If convicted of gang membership, an individual risks up to 20 years in prison. Gang leaders who are convicted face up to 25 years in jail.

But the legislation has not curbed the crime wave.

Although the violence has mainly involved locals, a US citizen was killed last month.

DISCOVERIES

Lasting Legacy

Colonialism didn’t just have an impact on communities and regions but also affected the flora and fauna of colonized territories, according to a new study.

Scientists recently found that the expansion of the European empires from the 15th century onwards resulted in the spread of many plant species around the world, New Scientist reported.

Lead author Bernd Lenzner and his team analyzed a global database of alien plant species to measure the lasting legacy colonialism left on global plant diversity.
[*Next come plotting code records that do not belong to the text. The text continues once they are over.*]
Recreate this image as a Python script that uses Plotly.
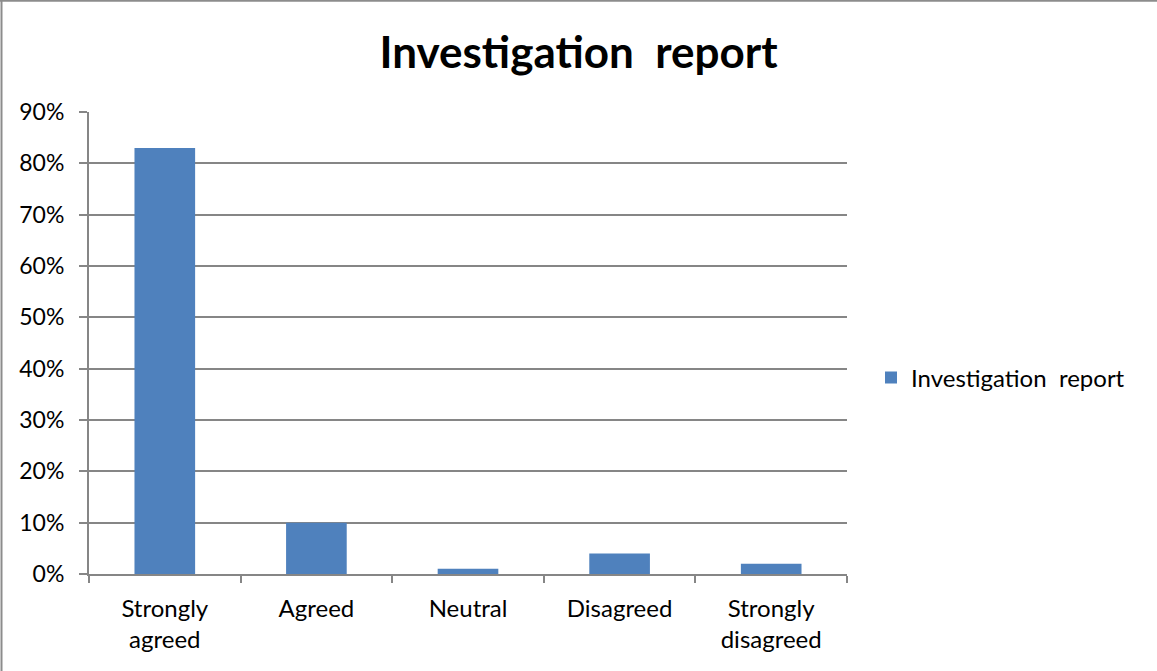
import plotly.graph_objects as go

# Survey responses for the investigation report
categories = ["Strongly<br>agreed", "Agreed", "Neutral", "Disagreed", "Strongly<br>disagreed"]
shares = [0.83, 0.10, 0.01, 0.04, 0.02]
series_name = "Investigation  report"
tick_values = [0, 0.1, 0.2, 0.3, 0.4, 0.5, 0.6, 0.7, 0.8, 0.9]
tick_labels = ["0%", "10%", "20%", "30%", "40%", "50%", "60%", "70%", "80%", "90%"]

W, H = 1157, 671
L, R, T, B = 89, 310, 112, 97
pw, ph = W - L - R, H - T - B

FONT = "Lato"
GRID = "#868686"

fig = go.Figure()
fig.add_trace(go.Bar(
    x=categories, y=shares, name=series_name,
    marker=dict(color="#4F81BD", line=dict(width=0)),
    width=0.4, showlegend=True,
))

# frame around the chart area (left and top edges)
def px_x(p):
    return (p - L) / pw

def px_y(p):
    return (H - B - p) / ph

fig.add_shape(type="line", xref="paper", yref="paper",
              x0=px_x(1.5), x1=px_x(1.5), y0=px_y(671), y1=px_y(0.5),
              line=dict(color="#8c8c8c", width=2))
fig.add_shape(type="line", xref="paper", yref="paper",
              x0=px_x(0), x1=px_x(1157), y0=px_y(0.8), y1=px_y(0.8),
              line=dict(color="#8c8c8c", width=2))

fig.update_layout(
    width=W, height=H,
    margin=dict(l=L, r=R, t=T, b=B, autoexpand=False),
    paper_bgcolor="white", plot_bgcolor="white",
    font=dict(family=FONT, color="black"),
    title=dict(text="<b>Investigation  report</b>", x=0.5, xanchor="center",
               y=1 - 53 / H, yanchor="middle", xref="container", yref="container",
               font=dict(size=44, family=FONT, color="black")),
    showlegend=True,
    legend=dict(x=px_x(871), y=px_y(378), xanchor="left", yanchor="middle",
                font=dict(size=24, family=FONT, color="black"),
                bgcolor="rgba(0,0,0,0)", itemwidth=30),
    bargap=0.6,
    xaxis=dict(
        type="category", showgrid=False,
        showline=True, linecolor=GRID, linewidth=2,
        ticks="outside", tickson="boundaries", ticklen=7, tickcolor=GRID, tickwidth=2,
        tickfont=dict(size=24, family=FONT, color="black"),
        ticklabelstandoff=12,
        range=[-0.5, 4.5],
    ),
    yaxis=dict(
        range=[0, 0.9], tickvals=tick_values, ticktext=tick_labels,
        showgrid=True, gridcolor=GRID, gridwidth=1.5,
        showline=True, linecolor=GRID, linewidth=2,
        ticks="outside", ticklen=8, tickcolor=GRID, tickwidth=2,
        tickfont=dict(size=23, family=FONT, color="black"),
        ticklabelstandoff=10,
        zeroline=False,
    ),
)

fig.write_html("out.html")
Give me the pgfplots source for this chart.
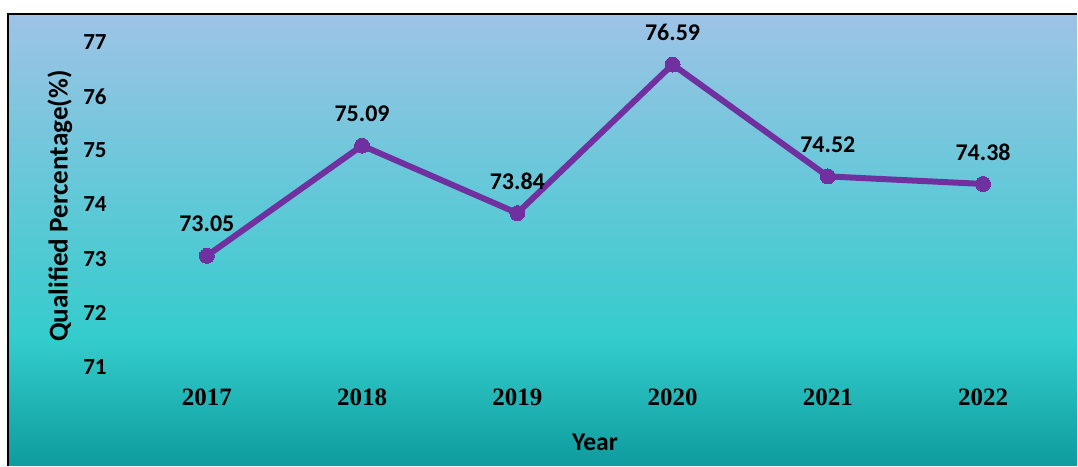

They studied the similarity of non-native species in more than 1,100 regions of the former British, Dutch, Portuguese and Spanish empires.

The best predictors of countries sharing the same sorts of non-native plants were closeness, common temperature and aridity, as climates govern where alien species may survive.

However, researchers noticed that the period spent as a colony in territories colonized by the same empire was as strong a predictor that they would share the same non-native species as modern social and economic factors were.

This was noticeable in regions of particular importance to the empire: The team discovered that these areas – such as major trading posts – were more likely to share plant species with other regions in the same empire.

What drove this spread was mainly the export of agricultural products and the trade of exotic plants.

Lenzner said the findings underscore the long-term impact the introduction of a foreign plant or animal species – intentionally or accidentally – can have.

“We really need to think today about which species we are transporting across the world because we will see the consequences of that very far into the future, in the decades and centuries to come,” he said.